Task to complete.
Go through the listing and pick out each line with the word "seaborn" in it.

Collected data.
|---|

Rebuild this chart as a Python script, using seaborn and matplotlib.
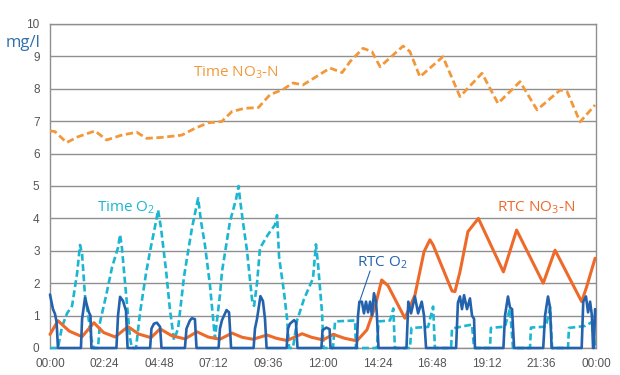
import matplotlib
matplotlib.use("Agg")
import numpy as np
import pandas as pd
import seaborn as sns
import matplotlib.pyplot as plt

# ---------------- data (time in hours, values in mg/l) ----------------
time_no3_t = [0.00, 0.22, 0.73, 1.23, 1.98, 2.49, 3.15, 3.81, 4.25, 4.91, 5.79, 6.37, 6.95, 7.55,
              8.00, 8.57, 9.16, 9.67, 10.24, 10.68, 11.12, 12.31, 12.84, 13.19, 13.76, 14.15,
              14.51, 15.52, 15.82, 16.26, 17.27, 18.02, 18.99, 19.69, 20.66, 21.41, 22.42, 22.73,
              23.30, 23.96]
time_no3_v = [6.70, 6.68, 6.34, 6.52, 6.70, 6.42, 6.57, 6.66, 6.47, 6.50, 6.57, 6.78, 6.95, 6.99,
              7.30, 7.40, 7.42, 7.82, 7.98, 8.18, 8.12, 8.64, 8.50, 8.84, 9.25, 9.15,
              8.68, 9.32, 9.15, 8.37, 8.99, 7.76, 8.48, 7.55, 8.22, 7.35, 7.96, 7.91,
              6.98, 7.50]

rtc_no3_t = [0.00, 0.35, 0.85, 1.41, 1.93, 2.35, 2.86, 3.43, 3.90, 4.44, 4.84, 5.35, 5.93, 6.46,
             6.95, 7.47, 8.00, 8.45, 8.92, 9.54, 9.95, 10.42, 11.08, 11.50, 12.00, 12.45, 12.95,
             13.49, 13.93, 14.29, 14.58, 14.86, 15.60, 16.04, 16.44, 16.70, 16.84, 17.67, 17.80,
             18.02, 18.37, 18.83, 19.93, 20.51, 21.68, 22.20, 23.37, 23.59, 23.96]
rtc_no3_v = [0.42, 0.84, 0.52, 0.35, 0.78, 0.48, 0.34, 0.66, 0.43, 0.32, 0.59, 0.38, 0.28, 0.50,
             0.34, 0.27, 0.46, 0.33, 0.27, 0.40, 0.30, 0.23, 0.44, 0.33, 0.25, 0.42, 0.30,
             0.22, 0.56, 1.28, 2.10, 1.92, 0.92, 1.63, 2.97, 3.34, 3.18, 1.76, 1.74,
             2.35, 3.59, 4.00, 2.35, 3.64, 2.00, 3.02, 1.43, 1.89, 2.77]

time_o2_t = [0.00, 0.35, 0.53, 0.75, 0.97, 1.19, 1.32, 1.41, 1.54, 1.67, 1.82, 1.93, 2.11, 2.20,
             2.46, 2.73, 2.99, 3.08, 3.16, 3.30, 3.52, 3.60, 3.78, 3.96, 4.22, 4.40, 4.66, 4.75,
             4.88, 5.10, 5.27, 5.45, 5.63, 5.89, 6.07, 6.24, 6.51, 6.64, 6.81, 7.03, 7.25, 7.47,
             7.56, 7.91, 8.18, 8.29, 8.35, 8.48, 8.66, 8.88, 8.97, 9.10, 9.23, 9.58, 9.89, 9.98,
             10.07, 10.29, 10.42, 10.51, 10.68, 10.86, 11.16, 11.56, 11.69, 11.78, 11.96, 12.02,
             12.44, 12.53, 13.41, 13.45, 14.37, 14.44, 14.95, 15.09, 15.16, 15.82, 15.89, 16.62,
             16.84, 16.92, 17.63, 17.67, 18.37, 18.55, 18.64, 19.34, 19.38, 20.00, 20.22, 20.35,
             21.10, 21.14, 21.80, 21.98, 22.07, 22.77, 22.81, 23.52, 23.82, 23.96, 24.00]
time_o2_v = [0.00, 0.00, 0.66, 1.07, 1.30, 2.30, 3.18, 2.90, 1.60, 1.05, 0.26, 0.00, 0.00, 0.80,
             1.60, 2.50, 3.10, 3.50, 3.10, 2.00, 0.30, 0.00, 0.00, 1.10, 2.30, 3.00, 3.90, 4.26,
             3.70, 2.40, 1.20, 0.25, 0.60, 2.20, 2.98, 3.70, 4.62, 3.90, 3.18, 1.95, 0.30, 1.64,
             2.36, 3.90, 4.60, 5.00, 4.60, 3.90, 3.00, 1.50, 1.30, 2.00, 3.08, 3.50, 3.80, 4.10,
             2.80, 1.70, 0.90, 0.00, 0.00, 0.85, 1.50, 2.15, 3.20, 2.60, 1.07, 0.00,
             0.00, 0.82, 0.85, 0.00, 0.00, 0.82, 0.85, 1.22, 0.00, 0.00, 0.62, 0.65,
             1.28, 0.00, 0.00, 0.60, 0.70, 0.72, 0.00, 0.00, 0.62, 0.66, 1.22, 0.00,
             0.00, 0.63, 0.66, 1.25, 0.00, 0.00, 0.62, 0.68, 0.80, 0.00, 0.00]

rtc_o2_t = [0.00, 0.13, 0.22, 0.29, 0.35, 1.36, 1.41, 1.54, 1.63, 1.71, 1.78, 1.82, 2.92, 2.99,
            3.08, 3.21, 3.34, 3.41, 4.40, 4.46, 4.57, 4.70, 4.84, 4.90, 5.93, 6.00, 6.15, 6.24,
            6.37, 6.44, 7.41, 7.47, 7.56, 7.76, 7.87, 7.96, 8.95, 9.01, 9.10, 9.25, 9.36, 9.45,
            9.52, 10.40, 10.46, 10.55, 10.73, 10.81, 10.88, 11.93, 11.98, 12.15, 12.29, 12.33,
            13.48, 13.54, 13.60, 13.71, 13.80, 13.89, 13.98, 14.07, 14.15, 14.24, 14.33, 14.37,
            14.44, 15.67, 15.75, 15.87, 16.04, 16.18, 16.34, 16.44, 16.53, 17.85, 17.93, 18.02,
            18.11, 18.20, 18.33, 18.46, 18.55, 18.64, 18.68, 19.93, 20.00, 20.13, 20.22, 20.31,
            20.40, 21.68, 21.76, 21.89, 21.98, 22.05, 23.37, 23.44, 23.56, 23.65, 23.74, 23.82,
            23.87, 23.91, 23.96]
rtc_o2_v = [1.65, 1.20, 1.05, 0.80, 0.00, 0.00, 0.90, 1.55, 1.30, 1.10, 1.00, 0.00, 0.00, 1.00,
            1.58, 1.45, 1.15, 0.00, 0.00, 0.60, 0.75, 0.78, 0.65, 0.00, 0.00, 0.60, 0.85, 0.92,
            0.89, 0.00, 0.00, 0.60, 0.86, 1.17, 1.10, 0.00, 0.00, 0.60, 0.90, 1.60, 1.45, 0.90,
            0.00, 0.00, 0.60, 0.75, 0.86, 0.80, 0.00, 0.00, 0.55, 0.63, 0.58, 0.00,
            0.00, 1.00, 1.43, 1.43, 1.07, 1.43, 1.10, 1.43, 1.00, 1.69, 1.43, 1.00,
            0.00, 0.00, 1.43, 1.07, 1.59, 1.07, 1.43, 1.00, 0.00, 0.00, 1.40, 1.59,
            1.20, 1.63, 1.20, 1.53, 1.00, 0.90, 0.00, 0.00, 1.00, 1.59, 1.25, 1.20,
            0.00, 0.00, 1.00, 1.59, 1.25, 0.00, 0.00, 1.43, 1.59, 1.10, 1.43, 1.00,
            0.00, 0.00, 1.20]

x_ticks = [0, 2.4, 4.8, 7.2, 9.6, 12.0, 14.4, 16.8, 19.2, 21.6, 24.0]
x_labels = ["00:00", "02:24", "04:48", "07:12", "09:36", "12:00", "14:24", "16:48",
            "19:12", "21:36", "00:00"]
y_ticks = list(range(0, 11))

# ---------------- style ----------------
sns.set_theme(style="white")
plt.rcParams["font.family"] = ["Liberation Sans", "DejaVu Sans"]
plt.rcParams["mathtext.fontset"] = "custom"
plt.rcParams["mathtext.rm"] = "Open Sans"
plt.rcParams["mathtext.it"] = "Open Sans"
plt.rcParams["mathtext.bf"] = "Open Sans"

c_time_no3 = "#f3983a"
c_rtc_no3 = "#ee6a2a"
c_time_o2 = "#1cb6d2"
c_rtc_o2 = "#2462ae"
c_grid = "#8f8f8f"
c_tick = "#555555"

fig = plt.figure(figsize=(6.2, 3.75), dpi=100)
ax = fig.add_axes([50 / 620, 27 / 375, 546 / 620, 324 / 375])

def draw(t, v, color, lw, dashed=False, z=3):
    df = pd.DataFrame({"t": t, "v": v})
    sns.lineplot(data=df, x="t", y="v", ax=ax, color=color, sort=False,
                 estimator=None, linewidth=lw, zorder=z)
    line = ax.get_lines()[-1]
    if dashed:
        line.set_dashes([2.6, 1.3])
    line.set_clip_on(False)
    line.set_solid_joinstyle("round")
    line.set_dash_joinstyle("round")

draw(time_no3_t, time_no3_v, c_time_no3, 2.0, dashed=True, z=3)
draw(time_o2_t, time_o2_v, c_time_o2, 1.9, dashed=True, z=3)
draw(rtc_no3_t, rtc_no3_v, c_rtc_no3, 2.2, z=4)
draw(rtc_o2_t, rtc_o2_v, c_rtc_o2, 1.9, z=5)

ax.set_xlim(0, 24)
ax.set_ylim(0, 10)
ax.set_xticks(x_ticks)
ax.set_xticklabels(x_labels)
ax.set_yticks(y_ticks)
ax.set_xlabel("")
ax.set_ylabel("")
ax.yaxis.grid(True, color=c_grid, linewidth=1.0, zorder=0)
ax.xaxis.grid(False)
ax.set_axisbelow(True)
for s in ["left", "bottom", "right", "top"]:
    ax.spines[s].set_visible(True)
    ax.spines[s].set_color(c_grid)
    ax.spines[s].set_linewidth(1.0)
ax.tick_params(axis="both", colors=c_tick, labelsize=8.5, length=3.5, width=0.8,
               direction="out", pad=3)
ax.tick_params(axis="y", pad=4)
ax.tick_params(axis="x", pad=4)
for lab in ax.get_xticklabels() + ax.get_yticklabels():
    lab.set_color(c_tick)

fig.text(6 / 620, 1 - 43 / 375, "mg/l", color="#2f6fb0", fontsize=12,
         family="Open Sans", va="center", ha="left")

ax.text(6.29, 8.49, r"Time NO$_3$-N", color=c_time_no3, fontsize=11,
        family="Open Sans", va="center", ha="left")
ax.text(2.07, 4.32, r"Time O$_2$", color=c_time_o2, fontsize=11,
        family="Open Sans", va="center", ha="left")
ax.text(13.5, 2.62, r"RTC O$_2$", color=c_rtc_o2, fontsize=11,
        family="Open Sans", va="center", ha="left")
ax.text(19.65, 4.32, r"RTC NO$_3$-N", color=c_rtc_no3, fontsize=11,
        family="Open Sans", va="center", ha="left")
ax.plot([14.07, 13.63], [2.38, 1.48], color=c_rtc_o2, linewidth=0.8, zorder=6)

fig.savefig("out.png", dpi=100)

|---|

Answer.
Rebuild this chart as a Python script, using seaborn and matplotlib.
import seaborn as sns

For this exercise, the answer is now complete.